Packing your hospital bag for birth in Singapore
Your birth is looming. The nursery has been set up. All those cute little onesies have been washed with a gentle detergent and lay patiently awaiting in their drawer. The only task left on your to-do list is pack your bag. But what to bring? Let's have a look!
What to pack for labour
This depends a lot on what type of birth you are striving to have. You will barely need anything for birth if you are planning to have an elective c-section in comparison to when you will try for a natural, medication-free birth. This list is as extensive as possible.
labouring clothes: research has shown that putting on a hospital gown will instantly make you feel and behave more like a patient, and staff will unknowingly treat you that way too. Wearing your own clothes during labour gives you more autonomy and confidence. Wear something comfortable, like an oversized shirt or a loose dress. Work with layers, as labouring moms often get hot easily. Bonus points if it's something you can easily pull over your head or open in the front, for when baby gets born and is brought to your chest.
Lip balm: for all the panting and breathing will dry out your lips.

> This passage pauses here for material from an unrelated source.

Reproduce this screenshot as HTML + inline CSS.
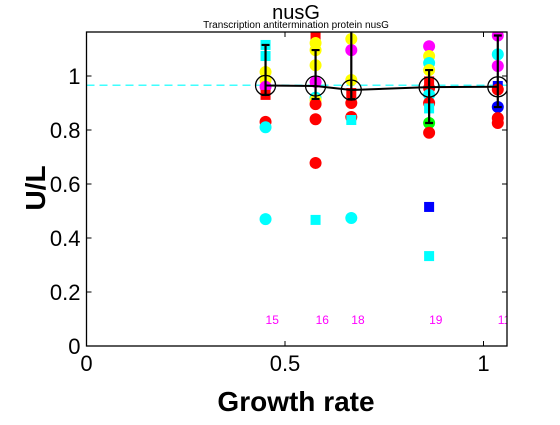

A huge, refillable water bottle: preferably with a straw to nip from instead of having to tilt the bottle. Again, with the panting and heavy breathing. Staying hydrated during labour is also very important!
Snacks, juice boxes: Labour can stall when your body runs low on fuel. Pack some high-protein snacks like energy balls, muesli bars, nuts, dried fruits and such. Some women get nauseous during labour and can't eat, but have a blood sugar crush right after birth and need something to pick them up.
Hair ties: Although I am yet to meet a woman with long hair who doesn't carry a hair tie around her wrist: bring extra, just in case. On that note, if you have bangs or lots of short, layered hair around your face, a headband might be handy to keep your face free.
Music: Bring both speakers and earphones. One to set the mood in the room, the other one to lock the world out when there is a lot of commotion in the room, like at admission.
Labour tools: Depending on the type of birth you are planning for, different tools might come in handy. Planning on an active birth? Bring a yoga mat, so you can get down on hands and knees comfortably. Many women find a big exercise ball to sit and bounce on comfortable, but some hospitals have these available. Register here to our mailing list and receive our Ultimate Guide to birth in Singapore, which contains a handy list of which hospital carries which tools. Some women also like to use a TENS machine during labour. As a doula, I always carry one with me for my labouring women.
If you are planning on an epidural birth, it might be handy to bring a peanut ball; which is a blow-up exercise ball shaped like a peanut, that fits between your knees, therefor effectively keeping your pelvis open to have baby descend (epidurals often slow down labouring process because you are no longer moving around, meaning the dimensions of the pelvis become difficult for baby to move through). If you want to find out more about how to keep an epidural birth as short, efficient and effective as possible, hire a doula or take antenatal classes here
What to pack for postpartum
Many, if not all hospitals in Singapore offer clothes, linen and towels for both you and baby, so you only need to bring these if you don't want to wear the hospital ones.
The number one most important ever: A car seat!!! While we know the Singaporean government allows for babies to be held in your arms while using a taxi, it is a good idea to start using safe transportation methods for your baby straight from birth. The results of holding baby in your arms during a car accident would be devastating. Many healthcare providers are currently lobbying to change the legislation and make car seats mandatory for all babies and children, in every car, period.
Clothes: if not for during your postpartum stay, then for going home. Babies don't need hats, socks and mittens in the Singaporean climate. A short-sleeved onesie and a swaddle or blanket are more than enough.
Underwear: a good nursing bra will save your sanity. Look into a flexible one without wires that you can also wear to sleep. Small tip: there are pretty ones on the market that will still make you feel like a woman, with bags under your eyes and leaking breasts and all. Don't skimp on aesthetics. The hospital will provide you with these very comfy, mesh stretchy throw-away panties. Not very ecological, so if you want to use your own underwear, bring your period panties that are big enough to fit some pads.
Nipple cream: good-old lanolin cream will do, no need for anything special.
Other breastfeeding accessories: many women wonder if they need to bring an electric breast pump to the hospital. Firstly, the hospital should be able to provide you with one if the need would arise, but this would only be advisable if you are separated from bub straight after birth for several days. Otherwise, it would be much handier to manually express if you need to fully empty the breasts after baby only had a small feed. The Haakaa manual pump has been lauded by many breastfeeding women, as it pops on one boob while you are feeding from the other side, enabling you to catch the letdown and further stimulating the breasts.
Tech: phone charger, and an ipad or laptop to keep you entertained during those middle of the night feedings.
As you can see, this list isn't very long. As a mother and a midwife, in my experience, less is usually better. As long as baby is fed and both of you are clothed, you'll be fine. The hospital should be able to provide you with everything you need and, if you have insurance, this way it would also be covered by them. What are any necessities we have left out?